Walter Junior Casagrande é stato un grande attaccante brasiliano arrivato in Italia grazie all’Ascoli e poi esploso definitivamente con il Torino di Emiliano Mondonico, trascinandolo fino alla finale di Coppa Uefa persa contro l’Ajax. Durante un intervista rilasciata al sito toro.it ricorda soprattutto la grande rivalità con la Juventus:

” Io ho giocato nel Corinthians, nel Flamengo, nel Porto e ad Ascoli. Tutte queste squadre hanno delle rivali, degli avversari storici. Ma io come spettatore di calcio, ora, quando guardo queste rispettive avversarie non tifo contro. Con la Juve proprio non ci riesco. Voglio sempre che vinca l’altra squadra, qualsiasi essa sia. Perché quando sono arrivato a Torino, mi sono immerso in quello che è lo spirito del Toro. Quando sono arrivato, ho letto, come ho sempre fatto in verità, la storia della squadra nella quale avrei dovuto giocare. Ho quindi appreso bene dell’incidente di Superga, delle difficoltà dopo lo Scudetto del ’76… Ma sapevo già molto prima di arrivare, grazie ai racconti di mio padre, sin da quando ero bambino. Era nelle nostre mani il futuro del Toro, dovevamo fare qualcosa e credo che l’abbiamo fatto. È impossibile pensare di fare una cosa importante per il Toro, e poi tifare per la Juve, quando magari gioca contro il Barcellona…”

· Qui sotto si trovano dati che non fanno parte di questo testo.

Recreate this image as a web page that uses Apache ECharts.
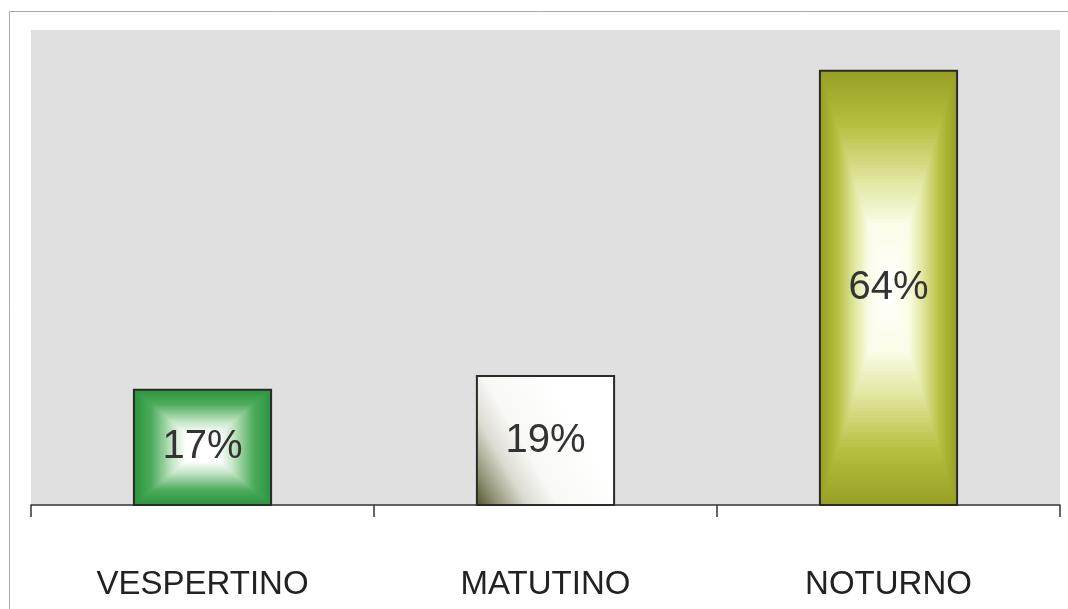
<!DOCTYPE html>
<html>
<head>
<meta charset="utf-8">
<script src="https://cdn.jsdelivr.net/npm/echarts@6/dist/echarts.min.js"></script>
<style>html,body{margin:0;padding:0;background:#fff}#c{width:1068px;height:609px}</style>
</head>
<body>
<div id="c"></div>
<script>
const categories = ['VESPERTINO', 'MATUTINO', 'NOTURNO'];
const values = [17, 19, 64];
const valueLabels = ['17%', '19%', '64%'];
const yMax = 70;

// fill styles per bar (path gradient: edge -> centre)
const fills = [
  {type: 'path', stops: [[0, [44, 148, 62]], [0.25, [78, 172, 92]], [0.55, [196, 230, 198]], [0.75, [255, 255, 255]], [1, [255, 255, 255]]]},
  {type: 'corner'},
  {type: 'path', stops: [[0, [150, 160, 34]], [0.25, [184, 192, 66]], [0.5, [226, 230, 160]], [0.7, [252, 252, 232]], [1, [255, 255, 255]]]}
];

function interp(stops, t) {
  for (let i = 1; i < stops.length; i++) {
    if (t <= stops[i][0]) {
      const a = stops[i - 1], b = stops[i];
      const f = (t - a[0]) / (b[0] - a[0] || 1);
      const c = a[1].map((v, k) => Math.round(v + (b[1][k] - v) * f));
      return 'rgb(' + c.join(',') + ')';
    }
  }
  const l = stops[stops.length - 1][1];
  return 'rgb(' + l.join(',') + ')';
}

const chart = echarts.init(document.getElementById('c'), null, {renderer: 'canvas'});

function renderItem(params, api) {
  const idx = api.value(0);
  const v = api.value(1);
  const top = api.coord([idx, v]);
  const base = api.coord([idx, 0]);
  const bw = api.size([1, 0])[0] * 0.4;
  const x = top[0] - bw / 2, y = top[1], w = bw, h = base[1] - top[1];
  const cx = x + w / 2, cy = y + h / 2;
  const children = [];
  const f = fills[idx];
  if (f.type === 'path') {
    const n = 60;
    for (let k = 0; k < n; k++) {
      const t = k / n;
      const s = 1 - t;
      children.push({
        type: 'rect',
        shape: {x: cx - w * s / 2, y: cy - h * s / 2, width: w * s, height: h * s},
        style: {fill: interp(f.stops, t)}
      });
    }
  } else {
    children.push({
      type: 'rect',
      shape: {x: x, y: y, width: w, height: h},
      style: {fill: new echarts.graphic.LinearGradient(0, 1, 0.8, 0.5, [
        {offset: 0, color: '#55552e'},
        {offset: 0.15, color: '#95957a'},
        {offset: 0.35, color: '#dcdcd2'},
        {offset: 0.55, color: '#f8f8f4'},
        {offset: 1, color: '#ffffff'}
      ])}
    });
  }
  children.push({
    type: 'rect',
    shape: {x: x, y: y, width: w, height: h},
    style: {fill: 'none', stroke: '#2a2a2a', lineWidth: 2}
  });
  children.push({
    type: 'text',
    style: {
      x: cx, y: cy, text: valueLabels[idx],
      align: 'center', verticalAlign: 'middle',
      font: '40px "Liberation Sans", Arial, sans-serif',
      fill: '#333333'
    }
  });
  return {type: 'group', children: children};
}

chart.setOption({
  animation: false,
  backgroundColor: '#ffffff',
  graphic: [{
    type: 'rect', silent: true, z: -10,
    shape: {x: 9.5, y: 11.5, width: 1100, height: 700},
    style: {fill: 'none', stroke: '#a8a8a8', lineWidth: 1}
  }],
  grid: {left: 31, right: 8, top: 30, bottom: 104, show: true, backgroundColor: '#e0e0e0', borderWidth: 0, containLabel: false},
  xAxis: {
    type: 'category',
    data: categories,
    axisLine: {show: true, lineStyle: {color: '#333', width: 1.5}},
    axisTick: {show: true, length: 12, lineStyle: {color: '#333', width: 1.5}},
    axisLabel: {fontSize: 33, color: '#222', fontFamily: '"Liberation Sans", Arial, sans-serif', margin: 63}
  },
  yAxis: {
    type: 'value', min: 0, max: yMax, interval: 10,
    show: false,
    splitLine: {show: false}
  },
  series: [{
    type: 'custom',
    renderItem: renderItem,
    data: values.map((v, i) => [i, v]),
    encode: {x: 0, y: 1}
  }]
});
</script>
</body>
</html>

Casagrande poi spiega il perché é così diverso indossare la maglia granata: “Io ho sempre giocato in società con una grande storia alle spalle: il Flamengo, per esempio, è quella con il maggior numero di tifosi in Brasile, subito dopo c’è il Corinthians. Ma qui è tutto diverso: chi viene qui non gioca solo a calcio, deve imparare anche altro. Il tifoso del Toro, e parlo soprattutto di quello più maturo, ha sofferto tanto. Bisogna capire che giocare per loro, per quel pubblico, è diverso. Io ho voluto fortemente venire nel Toro, ci ero già andato vicino nell’87, sono arrivato solo qualche anno dopo: per me è stato un successo anche solo vestire quella maglia. Forse, è stata una delle cose più importanti della mia carriera: vincere quasi passava in secondo piano, giocare era davvero più importante.”